With the news that Fidel Castro is resigning from his official position within the Cuban Communist Party, the final official position he held since handing over power to his brother Raul in 2006, discussion about the Cuban embargo will peak. Last week the Pew Research Center tweeted the results of a 2009 poll of Americans on the issue of the ongoing Cuban embargo. 52% of Americans asked say they favor re-establishing U.S. relations with Cuba. 33% of Americans asked said they support the continued embargo of Cuba, an embargo that has been in place since 1962. As Pew points out, Gallup polls have shown a somewhat higher number of Americans who support lifting the embargo (61% in 2008 and 67% in 2006).
Why we should lift the embargo has been a topic in politics for some time. Many Cubans and Cuban-Americans have been impacted by the long-time reign of Fidel Castro in Cuba. One such group that comes readily to mind includes long-time Boston Red Sox pitcher Luis Tiant. Cuban-born pitchers have a long history of defecting to the United States to play Major League Baseball. Mention of the 2009 poll and the news of Castro's final resignation reminds me of a great documentary, The Lost Son of Havana, about the legendary Luis Tiant. Tiant's story is like many Cuban baseball players who chose to take the risk of defecting for the potential reward of a long, successful professional baseball career. Tiant was successful, but many never succeed and are left to figure out how to live away from home with no hope of returning. I highly recommend the film about Tiant's journey, both to the states to play in the big leagues as well as his journey back to Cuba with Castro's approval to see family he hadn't seen in decades.

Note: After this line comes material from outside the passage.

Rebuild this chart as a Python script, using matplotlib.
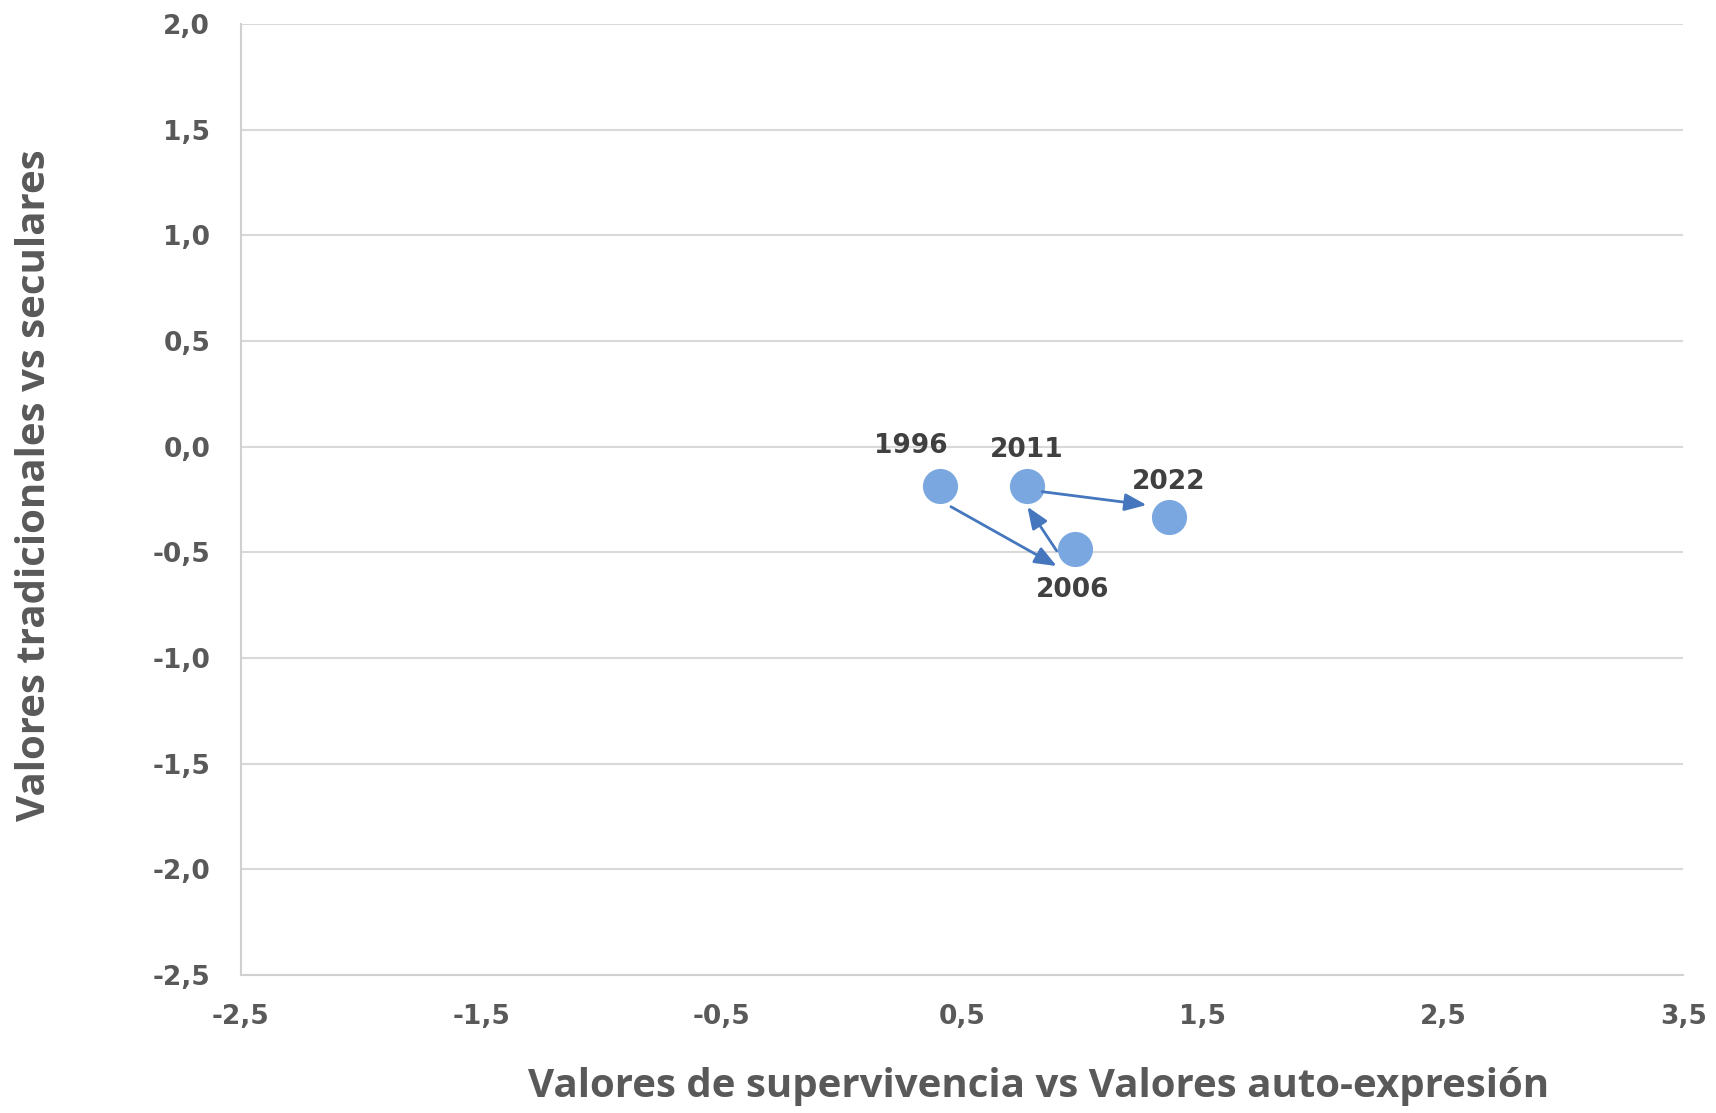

On a night forty-nine years ago, President Kennedy sent his press secretary, Pierre Salinger, out to purchase Cuban Petit Upmann cigars before he signed the Cuban embargo into law (for more on Kennedy's cigars, I offer this). The Cuban embargo has been in place since. While we may think of the Cuban embargo in terms of what we cannot import and export too and from Cuba, the larger consequence of the Cuban embargo has to do with the Cuban people. After all, the purpose of the embargo was to punish the communist affiliations and activities of Cuba, particularly Castro, and in so doing indirectly punish pro-Castro and anti-Castro Cubans alike. In this regard, the Cuban embargo has been very effective.
As Time noted in a 1959 cover story on Castro, Fidel is "egotistic, impulsive, immature, disorganized" and has "confidence, physical courage, shrewdness, generosity and luck." Instead of using each of those traits for the betterment of his people and his country, Castro has used each to the detriment of those people and that country. His dedication to Cuban communism, a far cry from the communism that caused the Red Scare, inevitably led to that night in 1962 when Kennedy sent out Pierre Salinger in search of cigars. It also led to his country becoming the 109th country in GDP (per capita, $9,900 as of 2010), 167th in GDP real growth rate (1.5% as of 2010), 149th in industrial production growth rate (0.8%, 2010 estimate), 118th in exports ($3.311 billion as of 2010), and 88th in imports ($10.25 billion, 2010 estimate). The Cuban embargo, regardless of what the Cuban government says, has crippled the Cuban economy and has left a majority of Cubans living in a poverty that can hardly be compared to the rest of the world. None of this has improved in the five years since Raul Castro took the place of his brother as leader of Cuba. Will it now that Fidel has let go of his last bit of power?
With a small number of allies in the world, far fewer since the fall of the Soviet Union, Cuba needs the world. Perhaps now is the time.